» **PROBLEM**: Copy the data precisely, character for character, and leave out every picture.
##### SOURCE EXCERPT #####
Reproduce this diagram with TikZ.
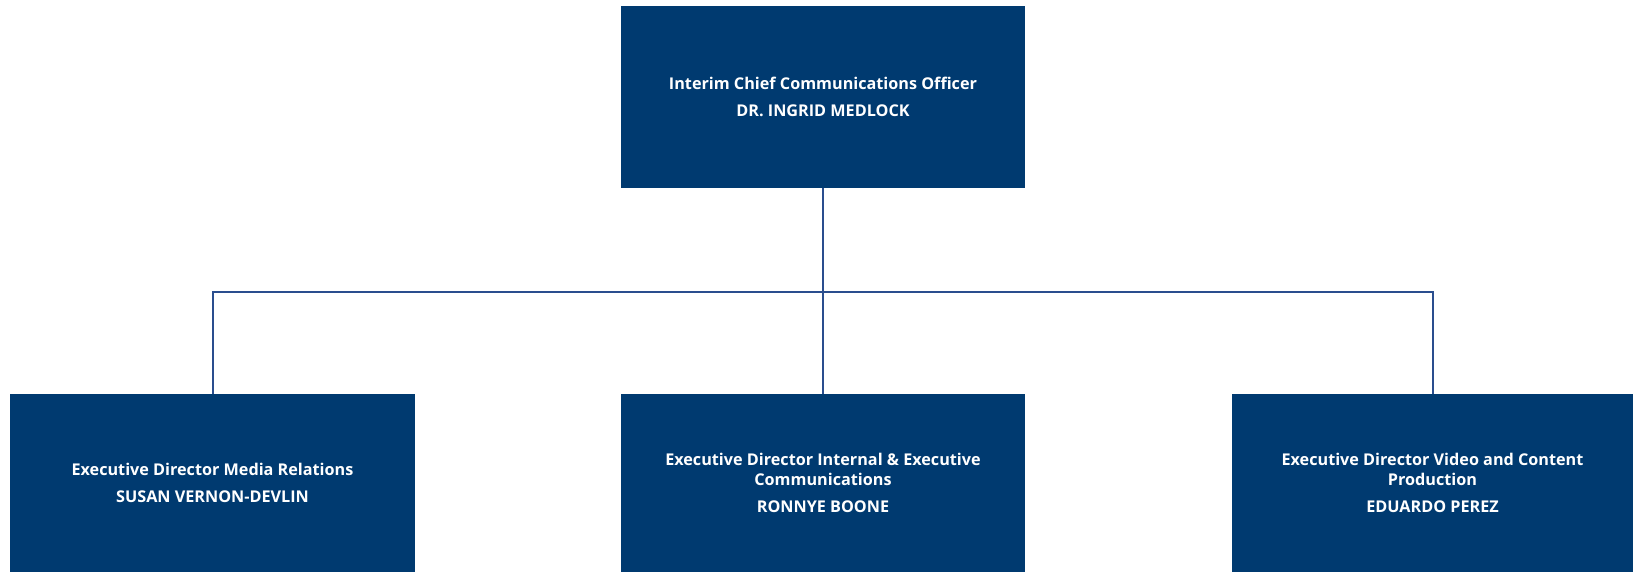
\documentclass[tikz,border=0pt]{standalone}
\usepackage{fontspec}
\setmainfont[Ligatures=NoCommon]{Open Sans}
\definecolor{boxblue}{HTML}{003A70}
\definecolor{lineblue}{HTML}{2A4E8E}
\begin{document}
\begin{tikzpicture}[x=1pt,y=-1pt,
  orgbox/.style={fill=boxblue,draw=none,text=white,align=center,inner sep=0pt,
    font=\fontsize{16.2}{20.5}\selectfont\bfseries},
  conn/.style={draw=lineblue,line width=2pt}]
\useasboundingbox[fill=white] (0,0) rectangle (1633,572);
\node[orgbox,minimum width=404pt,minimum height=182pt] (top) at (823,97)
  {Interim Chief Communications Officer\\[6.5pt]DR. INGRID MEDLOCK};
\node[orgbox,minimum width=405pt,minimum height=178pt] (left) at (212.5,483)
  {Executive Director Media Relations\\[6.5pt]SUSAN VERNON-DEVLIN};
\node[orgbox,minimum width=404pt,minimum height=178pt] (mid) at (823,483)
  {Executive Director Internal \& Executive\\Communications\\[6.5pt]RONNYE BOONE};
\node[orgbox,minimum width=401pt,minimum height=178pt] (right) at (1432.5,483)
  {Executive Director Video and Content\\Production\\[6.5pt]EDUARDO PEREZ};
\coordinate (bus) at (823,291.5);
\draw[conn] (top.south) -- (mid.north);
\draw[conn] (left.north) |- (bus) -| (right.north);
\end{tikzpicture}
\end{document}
#####
» **RESULT OF THE EXERCISE**:
Reproduce this diagram with TikZ.
\documentclass[tikz,border=0pt]{standalone}
\usepackage{fontspec}
\setmainfont[Ligatures=NoCommon]{Open Sans}
\definecolor{boxblue}{HTML}{003A70}
\definecolor{lineblue}{HTML}{2A4E8E}
\begin{document}
\begin{tikzpicture}[x=1pt,y=-1pt,
  orgbox/.style={fill=boxblue,draw=none,text=white,align=center,inner sep=0pt,
    font=\fontsize{16.2}{20.5}\selectfont\bfseries},
  conn/.style={draw=lineblue,line width=2pt}]
\useasboundingbox[fill=white] (0,0) rectangle (1633,572);
\node[orgbox,minimum width=404pt,minimum height=182pt] (top) at (823,97)
  {Interim Chief Communications Officer\\[6.5pt]DR. INGRID MEDLOCK};
\node[orgbox,minimum width=405pt,minimum height=178pt] (left) at (212.5,483)
  {Executive Director Media Relations\\[6.5pt]SUSAN VERNON-DEVLIN};
\node[orgbox,minimum width=404pt,minimum height=178pt] (mid) at (823,483)
  {Executive Director Internal \& Executive\\Communications\\[6.5pt]RONNYE BOONE};
\node[orgbox,minimum width=401pt,minimum height=178pt] (right) at (1432.5,483)
  {Executive Director Video and Content\\Production\\[6.5pt]EDUARDO PEREZ};
\coordinate (bus) at (823,291.5);
\draw[conn] (top.south) -- (mid.north);
\draw[conn] (left.north) |- (bus) -| (right.north);
\end{tikzpicture}
\end{document}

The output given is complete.